[Task brief]: Give back exactly the lines from the beginning of the listing below to the line holding "import plotly.graph_objects as go", both ends included; the pictures stay out.

[Data for the task]:
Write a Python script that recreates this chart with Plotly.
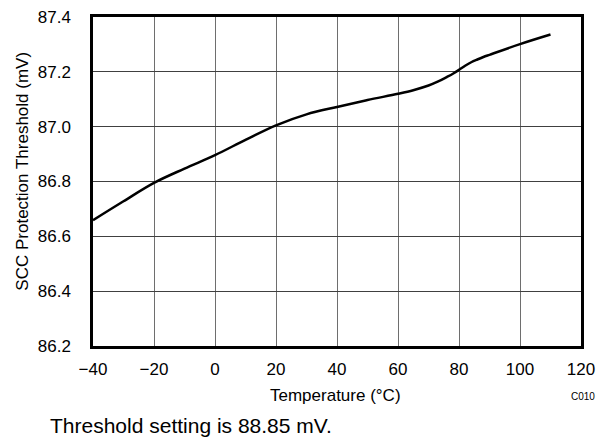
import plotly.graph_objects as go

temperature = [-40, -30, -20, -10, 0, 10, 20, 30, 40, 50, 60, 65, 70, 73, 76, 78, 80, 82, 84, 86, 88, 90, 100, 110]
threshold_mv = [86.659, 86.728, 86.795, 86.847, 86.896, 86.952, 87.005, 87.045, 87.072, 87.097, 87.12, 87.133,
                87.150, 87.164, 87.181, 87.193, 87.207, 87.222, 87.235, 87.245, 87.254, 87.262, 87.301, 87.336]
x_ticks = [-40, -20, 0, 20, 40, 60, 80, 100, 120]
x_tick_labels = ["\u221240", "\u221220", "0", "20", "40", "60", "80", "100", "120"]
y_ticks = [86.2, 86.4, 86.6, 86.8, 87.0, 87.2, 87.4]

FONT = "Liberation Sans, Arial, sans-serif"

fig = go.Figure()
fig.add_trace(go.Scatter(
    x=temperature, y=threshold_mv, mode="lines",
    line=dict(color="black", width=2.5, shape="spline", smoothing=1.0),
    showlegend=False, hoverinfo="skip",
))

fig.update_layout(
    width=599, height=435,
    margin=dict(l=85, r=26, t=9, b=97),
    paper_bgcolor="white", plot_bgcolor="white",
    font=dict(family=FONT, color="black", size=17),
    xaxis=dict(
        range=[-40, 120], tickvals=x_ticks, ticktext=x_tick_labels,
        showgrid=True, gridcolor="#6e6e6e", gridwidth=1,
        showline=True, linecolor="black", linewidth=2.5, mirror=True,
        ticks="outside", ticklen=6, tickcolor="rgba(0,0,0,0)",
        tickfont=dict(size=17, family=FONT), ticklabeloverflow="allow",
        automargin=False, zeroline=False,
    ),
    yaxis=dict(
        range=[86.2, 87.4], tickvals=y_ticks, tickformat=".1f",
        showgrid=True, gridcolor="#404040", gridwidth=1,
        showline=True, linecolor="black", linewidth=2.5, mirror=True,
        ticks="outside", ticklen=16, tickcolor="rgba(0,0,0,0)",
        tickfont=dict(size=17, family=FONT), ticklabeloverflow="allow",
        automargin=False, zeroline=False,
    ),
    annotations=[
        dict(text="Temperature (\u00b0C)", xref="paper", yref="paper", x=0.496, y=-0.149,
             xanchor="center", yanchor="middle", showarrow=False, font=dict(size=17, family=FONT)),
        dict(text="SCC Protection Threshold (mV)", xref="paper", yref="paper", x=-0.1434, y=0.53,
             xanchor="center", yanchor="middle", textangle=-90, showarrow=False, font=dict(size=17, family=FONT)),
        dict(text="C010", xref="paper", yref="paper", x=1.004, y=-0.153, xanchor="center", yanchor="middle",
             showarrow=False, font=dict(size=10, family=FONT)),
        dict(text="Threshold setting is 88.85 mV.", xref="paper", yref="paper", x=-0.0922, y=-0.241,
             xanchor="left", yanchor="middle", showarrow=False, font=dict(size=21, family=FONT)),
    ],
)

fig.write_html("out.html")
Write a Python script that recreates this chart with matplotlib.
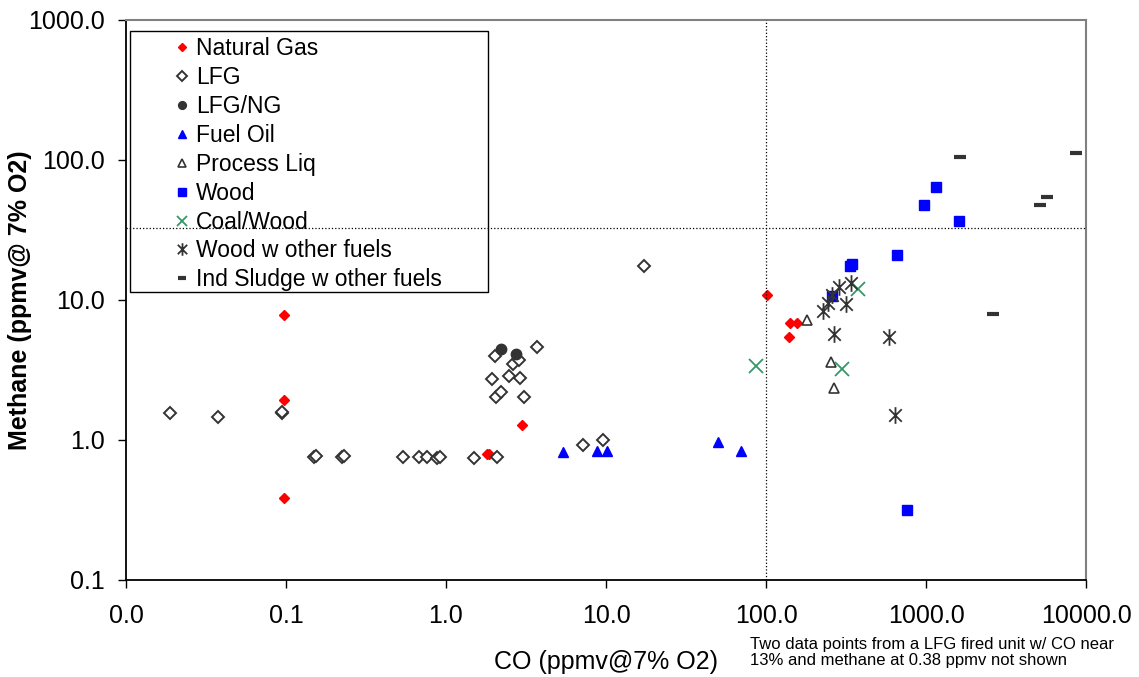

[Solution for this task]:
Write a Python script that recreates this chart with Plotly.
import plotly.graph_objects as go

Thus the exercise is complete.